Drawing on a growing body of existing research, Mr. Dikötter argues that China’s markets were not born of the official reforms of the late-1970s and early 1980s but rather got their start before the Cultural Revolution had ended in 1976. He writes of peasants and city dwellers who had completely lost faith in the system and began improvised acts of survival and resistance, like the private trading of goods and labor, which was banned, and even small-scale industrial output.
“Senseless and unpredictable purges were designed to cow the population and rip apart entire communities, producing docile, atomized individuals loyal to no one but the Chairman,” Mr. Dikötter writes. The outcome, as with so many extreme, top-down uses of power, was almost the exact opposite.
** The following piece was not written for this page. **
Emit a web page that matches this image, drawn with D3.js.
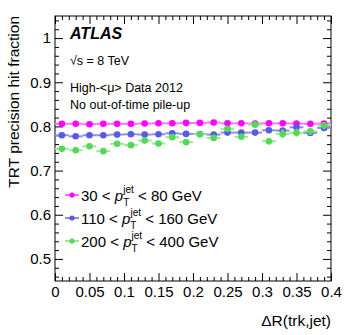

As surreptitious markets began to flourish in response to scarcity, “people from all walks of life tried to turn their homes into fragile islands of freedom.”​

For the full review, see:
HOWARD W. FRENCH. “‘Bombard the Headquarters’; The twin pillars of Mao’s campaign were uprooting supposed reactionaries and the promotion of sycophancy.” The Wall Street Journal (Sat., May 28, 2016): C8.
(Note: the online version of the review has the date May 27, 2016.)

The book under review, is:
Dikötter, Frank. The Cultural Revolution: A People’s History, 1962-1976. New York: Bloomsbury Press, 2016.